January 23, 2021
Germany is conducting extensive investigations to track down Iranian intelligence activity on its soil, revealed documents retrieved from ongoing probes.
Spy activity connected to Tehran is being traced through ledgers collected from a former Iranian diplomat’s car.
Asadollah Asadi had worked as a diplomat at the Iranian embassy in Vienna until he was arrested in Bavaria in 2018 for involvement in plotting the attempted bombing of an assembly organized by the National Council of Resistance in Iran (NCRI) outside Paris.
German authorities had handed him over to Belgium, where his trial is currently taking place in the port city of Antwerp alongside the trial of a Belgian-Iranian couple who were arrested for attempting to stage the attack.

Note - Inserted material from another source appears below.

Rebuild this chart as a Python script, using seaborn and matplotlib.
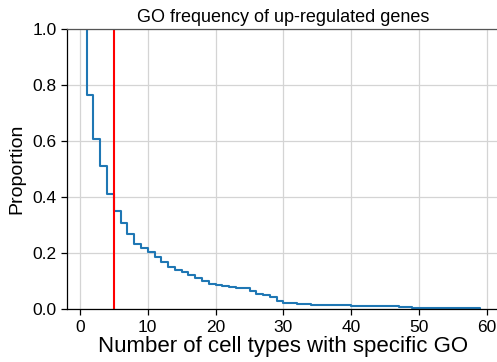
import numpy as np
import pandas as pd
import matplotlib
matplotlib.use("Agg")
import matplotlib.pyplot as plt
import seaborn as sns

# Number of cell types in which each GO term is found, with how many GO terms share that count
cell_types = [1, 2, 3, 4, 5, 6, 7, 8, 9, 10,
              11, 12, 13, 14, 15, 16, 17, 18, 19, 20,
              21, 22, 23, 25, 26, 27, 28, 29, 30, 32,
              34, 40, 47, 49, 51, 59]
go_counts = [117, 80, 48, 49, 30, 22, 20, 17, 7, 8,
             9, 8, 9, 6, 3, 6, 5, 5, 6, 1,
             2, 2, 2, 6, 4, 3, 3, 7, 4, 1,
             2, 2, 2, 1, 1, 2]
cutoff = 5

df = pd.DataFrame({"cell_types": cell_types, "go_counts": go_counts})

sns.set_style("ticks")
plt.rcParams["font.family"] = ["Liberation Sans", "DejaVu Sans"]
plt.rcParams.update({
    "text.color": "black",
    "axes.labelcolor": "black",
    "xtick.color": "black",
    "ytick.color": "black",
})

fig = plt.figure(figsize=(4.97, 3.62), dpi=100)
ax = fig.add_axes([0.1348, 0.1456, 0.871, 0.7743])

sns.ecdfplot(data=df, x="cell_types", weights="go_counts",
             complementary=True, stat="proportion",
             color="#1f77b4", linewidth=1.5, ax=ax)
ax.axvline(cutoff, color="red", linewidth=1.5)

ax.grid(True, color="#d4d4d4", linewidth=0.9)
ax.set_axisbelow(True)
for side in ["left", "bottom", "top", "right"]:
    ax.spines[side].set_visible(True)
    ax.spines[side].set_color("black")
    ax.spines[side].set_linewidth(0.9)
ax.spines["top"].set_color("#555555")

ax.set_xticks([0, 10, 20, 30, 40, 50, 60])
ax.set_yticks([0.0, 0.2, 0.4, 0.6, 0.8, 1.0])
ax.set_ylim(0, 1)
ax.tick_params(labelsize=12.5, length=4, width=0.9)
ax.set_xlabel("Number of cell types with specific GO", fontsize=16, labelpad=1)
ax.set_ylabel("Proportion", fontsize=14, labelpad=5)
ax.set_title("GO frequency of up-regulated genes", fontsize=13, pad=5)

fig.savefig("out.png", dpi=100)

When Asadi was arrested on July 1, 2018, the German police discovered many documents, including a black ledger in his car, with coded dots, which seem to be instructions on making bombs, a report by German TV’s Channel One said.
Instructions found in the black ledger are believed to have been intended for the arrested couple, whose verdict is expected to be announced this February.
The Channel One report said that the couple received hundreds of thousands of euros in the past several years for their cooperation with the Iranian secret service.
Among other documents discovered in Asadi’s belongings is a green checkered ledger with 200 pages, with receipts that show the diplomat has distributed cash among some individuals in different European countries.
The green ledger has 289 Latin and Persian notes, which mention tourist attractions, stores, hotels, and restaurants, with times and dates. These spots are believed to have been visited by Asadi.
German agents have figured out that this information involves around 11 countries including France, Austria, Czech Republic, Hungary, Belgium, Netherlands, and Italy, but there are also 144 notes about locations in Germany.
One note points to the entrance of the Hamburg Islamic Center, which is under German internal security surveillance. According to German intelligence, the center is used by the Iranian regime to “export revolution” and is known for supporting Lebanese militias.
When interrogated by German authorities, Asadi defended himself by saying that he was merely a tourist and that the sites found in the green ledger are for touristic spots he used to visit accompanied by his children.
Asadi, however, had been carrying several receipts that indicate suspicious cash payments. The recipients who have signed the receipts all have very common Iranian names and their identities are still unknown.
Some have received payments between 2,500-5,000 euros. Another individual has confirmed receiving a laptop. German police speculate that the payments are for espionage.
Sources at the NCRI have confirmed reported findings to Asharq Al-Awsat.
“The Iranian Ministry of Intelligence has a network of agents in Europe that are managed with the help of Iranian embassies, and the misuse of diplomatic capabilities,”Javad Dabiran, a spokesman for the Iranian opposition group, told Asharq Al-Awsat
“Asadi is the head of Iranian intelligence in Europe and used to run a network of spies,” Dabiran confirmed, adding that three agents linked to the ex-diplomat now face trial in Belgium.
“At least 40% of Asadi’s meetings with his network of agents were held in Germany,” he noted.
Dabiran warned that there are various Iranian terrorist sleeper cells and spy rings across Europe and that they are handled by Iranian embassies.